Korea needs peace
Trump’s bluster and brimstone risks a cataclysmic nuclear exchange in Asia.
In the Carribbean Sea, Hurricane Irma is so powerful that its registering on seismographs used to detect earthquakes.
Across the Pacific Ocean, however, seismographs have picked up evidence of another ominous force of destruction — a nuclear bomb.
North Korea, a sad sack of a country by almost every measure, periodically does something outrageous that grabs the world’s attention and elicits what it may desire most — an angry response from the United States. The Trump administration has obliged in spades after the impoverished totalitarian nation conducted a series of missile test firings and followed with its largest nuclear test yet, all of which rattled South Korea, Japan and the U.S., the latter now considered in range of North Korean missiles.
President Donald Trump, mistakenly thinking as he often does that tough talk is good policy, threatened “fire and fury like the world has never seen” against North Korea and, absurdly in our opinion, discouraged South Korean President Moon Jae-in from pursuing peace talks with the North.
He tweeted that South Korea’s talk of “appeasement” with North Korea wouldn’t work because ”they only understand one thing!”
The president has also threatened to withdraw from the U.S.-Korea Free Trade Agreement, which would be bad news for the Port of Houston (South Korea is our sixth largest trading partner) and is brazenly awful diplomacy. Now is the time to rally around an ally, not throw them under the bus. Fortunately, Moon is ignoring Trump.
All attempts at ending these hostilities without conflict are worth pursuing — unless, of course, you’re aching for a fight that ends in nuclear fallout.
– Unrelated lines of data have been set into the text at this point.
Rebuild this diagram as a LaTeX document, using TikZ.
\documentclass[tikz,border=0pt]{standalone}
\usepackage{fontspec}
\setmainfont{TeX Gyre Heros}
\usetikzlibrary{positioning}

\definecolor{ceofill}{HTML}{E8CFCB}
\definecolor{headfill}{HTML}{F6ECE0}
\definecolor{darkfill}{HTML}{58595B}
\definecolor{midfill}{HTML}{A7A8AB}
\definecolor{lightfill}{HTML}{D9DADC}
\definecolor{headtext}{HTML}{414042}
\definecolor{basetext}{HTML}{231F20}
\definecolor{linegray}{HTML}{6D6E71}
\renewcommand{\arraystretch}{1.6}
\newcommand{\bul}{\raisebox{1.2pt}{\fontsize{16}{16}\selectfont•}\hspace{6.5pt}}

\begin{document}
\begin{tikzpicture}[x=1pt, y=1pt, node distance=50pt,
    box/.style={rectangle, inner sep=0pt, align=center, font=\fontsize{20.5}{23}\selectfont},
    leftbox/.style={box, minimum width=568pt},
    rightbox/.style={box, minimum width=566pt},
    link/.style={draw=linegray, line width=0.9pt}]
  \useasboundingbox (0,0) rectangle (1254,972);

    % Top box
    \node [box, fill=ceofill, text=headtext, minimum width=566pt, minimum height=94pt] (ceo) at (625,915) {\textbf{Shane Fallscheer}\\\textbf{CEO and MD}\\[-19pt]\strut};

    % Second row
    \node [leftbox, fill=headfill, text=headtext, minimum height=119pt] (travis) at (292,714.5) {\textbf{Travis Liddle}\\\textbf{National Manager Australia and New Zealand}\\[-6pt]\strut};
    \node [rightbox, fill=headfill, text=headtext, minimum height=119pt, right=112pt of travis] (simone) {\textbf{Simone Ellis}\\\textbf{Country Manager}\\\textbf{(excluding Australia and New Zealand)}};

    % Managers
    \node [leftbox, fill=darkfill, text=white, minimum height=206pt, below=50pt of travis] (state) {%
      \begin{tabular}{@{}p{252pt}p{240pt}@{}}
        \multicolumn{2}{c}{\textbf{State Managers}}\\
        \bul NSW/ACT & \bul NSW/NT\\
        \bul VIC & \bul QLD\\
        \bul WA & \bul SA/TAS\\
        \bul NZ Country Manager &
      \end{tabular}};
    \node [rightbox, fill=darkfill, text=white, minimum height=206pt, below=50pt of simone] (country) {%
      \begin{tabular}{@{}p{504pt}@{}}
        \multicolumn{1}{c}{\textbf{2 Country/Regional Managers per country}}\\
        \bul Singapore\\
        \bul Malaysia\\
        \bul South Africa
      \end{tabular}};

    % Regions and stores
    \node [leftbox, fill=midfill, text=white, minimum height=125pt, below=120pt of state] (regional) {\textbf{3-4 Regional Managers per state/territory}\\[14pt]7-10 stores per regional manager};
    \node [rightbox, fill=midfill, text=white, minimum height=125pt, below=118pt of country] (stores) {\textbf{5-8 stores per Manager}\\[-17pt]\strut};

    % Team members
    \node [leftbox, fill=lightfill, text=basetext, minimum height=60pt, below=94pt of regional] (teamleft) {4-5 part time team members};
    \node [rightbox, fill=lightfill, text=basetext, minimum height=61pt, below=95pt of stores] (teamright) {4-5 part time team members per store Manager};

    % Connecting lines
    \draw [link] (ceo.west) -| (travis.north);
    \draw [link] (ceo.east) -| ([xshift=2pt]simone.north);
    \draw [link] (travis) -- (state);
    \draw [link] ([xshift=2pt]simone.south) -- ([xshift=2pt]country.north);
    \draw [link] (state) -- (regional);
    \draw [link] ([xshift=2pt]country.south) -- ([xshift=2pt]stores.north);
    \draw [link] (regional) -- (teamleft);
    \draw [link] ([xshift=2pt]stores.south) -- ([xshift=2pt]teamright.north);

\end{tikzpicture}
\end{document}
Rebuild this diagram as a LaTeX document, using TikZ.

On Monday, in an emergency meeting of the United Nations Security Council, U.S. Ambassador to the UN Nikki Haley continued the ridiculous rhetoric by saying that North Korea was “begging for war.”
Apart from scaring his neighbors and rattling Washington’s cage, theories abound about what North Korean leader Kim Jong-un is hoping to accomplish with his bellicose actions.
Speculation ranges from signaling that an attack on his country will have violent consequences to showing the U.S. that its defense of South Korea, where it has 28,500 troops, is futile.
Possibly the best explanation came from Russian President Vladimir Putin who said Kim wants to maintain power and is developing nuclear weapons because he fears ending up like Iraq’s Saddam Hussein, driven from power by an American-led invasion and hanged by his enemies.
We’d like to see China taking a more active role in controlling Kim’s dangerous impulses, which one would think it could do given that it is North Korea’s top trading partner by far and provides 80 percent of the country’s oil.
So far Chinese leaders have called for talks and indicated possible support for more sanctions but are unlikely to back what the U.S. is now calling for — a ban on oil exports to the rogue country.
We believe there are other steps to be taken before such a drastic measure should be considered, in part because of the dangers an armed and desperate Kim could present.
We support Moon’s efforts to renew peace talks with the North accompanied by a gradual stepping up of international sanctions against North Korea if necessary, deeper Chinese involvement in bringing Kim to heel and less bombast from Trump, who sometimes sounds like he’s the one “begging for war.”
We hope he’s not because there’s no need for a war. With smart international diplomacy this situation can and should be resolved peacefully, and we urge all parties involved to work exclusively toward that goal.
We’d like to see China taking a more active role in controlling Kim’s dangerous impulse.